The morphing is everywhere. You can hear a song like "Night and Day" and assume this is going back into old Hot Chip territory, as it starts out with a big, rubbery bass synth, recalling the weirdo stuff like "Bendable, Poseable." It gives the listener an illusion of lighthearted fun, which is all just a ruse to open you up for the incoming nightmare. Just a minute in, the layers start to feel off as they build something both danceable and creepy, like EDM for zombies, or a techno version of "Monster Mash." When the chorus, shrill shouts of "Night!" and "Day!" punctuated Joe Goddard's singing, a picture of the best Halloween party flashed in my mind.

But the greatest song on a great album is the seven minute long "Flutes," which is as close to epic as Hot Chip should get. It starts out with a drumstick beat and the smallest phonemes of children singing, cut up and looped to mimic tribal chants in this weird, memetic melody. The hook is a near perfect virus, the kind where you make up your own words because you can't make out what he's singing but want in anyway. This song was allegedly built on a couple of flute samples they loved, and the finished product is a testament to how much work they've put into the studio. You can barely hear what sample they're talking about. It's hard to pick out and unrecognizable. The song is defined by the different time signatures of the drum machine and the keyboard, and whatever the genesis of this song was is now deeply embedded into the soundscape.

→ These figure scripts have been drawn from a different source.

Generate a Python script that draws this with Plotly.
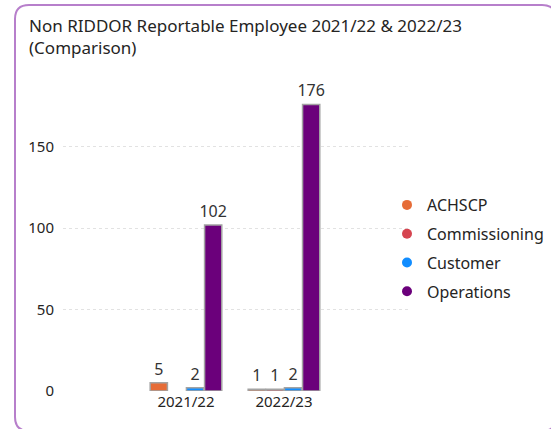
import plotly.graph_objects as go

categories = ["2021/22", "2022/23"]
series_names = ["ACHSCP", "Commissioning", "Customer", "Operations"]
achscp = [5, 1]
commissioning = [None, 1]
customer = [2, 2]
operations = [102, 176]
series_values = [achscp, commissioning, customer, operations]
colors = ["#E66C37", "#D64550", "#118DFF", "#6B007B"]
y_ticks = [0, 50, 100, 150]

W, H = 551, 429
L, R, T, B = 63, 141, 80, 38
pw, ph = W - L - R, H - T - B

def px(x):
    return (x - L) / pw

def py(y):
    return (H - B - y) / ph

font = "Noto Sans, Open Sans, sans-serif"
fig = go.Figure()
for name, vals, c in zip(series_names, series_values, colors):
    fig.add_trace(go.Bar(
        x=categories, y=vals, name=name, marker=dict(color=c, line=dict(color="#A3A3A3", width=1.5)),
        text=[("" if v is None else str(v)) for v in vals], textposition="outside", constraintext="none",
        textfont=dict(size=16, color="#333333", family=font), cliponaxis=False, showlegend=False,
    ))
for i, (name, c) in enumerate(zip(series_names, colors)):
    fig.add_trace(go.Scatter(x=[None], y=[None], mode="markers", name=name, legendgroup=f"g{i}",
                             marker=dict(color=c, size=10, symbol="circle")))

# rounded border
x0, x1, y0, y1, r = px(15), px(556), py(5), py(431), 14
rx, ry = r / pw, r / ph
path = (f"M {x0+rx},{y0} L {x1-rx},{y0} Q {x1},{y0} {x1},{y0-ry} L {x1},{y1+ry} Q {x1},{y1} {x1-rx},{y1} "
        f"L {x0+rx},{y1} Q {x0},{y1} {x0},{y1+ry} L {x0},{y0-ry} Q {x0},{y0} {x0+rx},{y0} Z")
fig.add_shape(type="path", path=path, xref="paper", yref="paper", line=dict(color="#B77FCB", width=2))

fig.add_annotation(text="Non RIDDOR Reportable Employee 2021/22 &amp; 2022/23<br>(Comparison)",
                   xref="paper", yref="paper", x=px(27), y=py(12), xanchor="left", yanchor="top",
                   align="left", showarrow=False,
                   font=dict(size=17, color="#252423", family=font))

fig.update_layout(
    width=W, height=H, margin=dict(l=L, r=R, t=T, b=B, autoexpand=False),
    paper_bgcolor="white", plot_bgcolor="white",
    barmode="group", bargap=0.26, bargroupgap=0.05,
    font=dict(family=font),
    xaxis=dict(range=[-1.255, 2.286], showgrid=False, zeroline=False, showline=False,
               tickfont=dict(size=15, color="#252423"), ticks=""),
    yaxis=dict(range=[0, 191], tickvals=y_ticks, showgrid=True, gridcolor="#E2E2E2", griddash="dot",
               zeroline=False, showline=False, tickfont=dict(size=15, color="#252423"), ticklabelstandoff=8),
    legend=dict(x=px(387), y=py(188), xanchor="left", yanchor="top", font=dict(size=16, color="#252423"),
                itemwidth=30, tracegroupgap=5, bgcolor="rgba(0,0,0,0)"),
)
fig.write_html("out.html", config={"displayModeBar": False},
               post_script="document.body.style.margin='0';document.body.style.overflow='hidden';")
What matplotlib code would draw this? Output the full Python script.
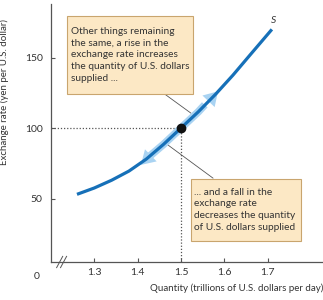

More than any other song, likely because of the length, "Flutes" evolves and shifts in new and exciting ways. There's the point where the rhythm section drops out for that expansive, washing-over techno interlude. But then the ramp-up for a return, the song reaches critical mass, an overpopulation of noise. These are the songs that make me wish that they played Hot Chip at clubs because it reminds me there's a potential for emotional depth to dance music. Good beats are fine. Good beats that make you feel something that you can't quite pin point? That's out of this world.

So, here we are again, my favorite Hot Chip album since the last Hot Chip album. The curse of album fatigue still hasn't tackled these dudes, and that's a ridiculous accomplishment. I can't say that my skepticism won't be around for their next album in 2014, but I'd love to be wrong again.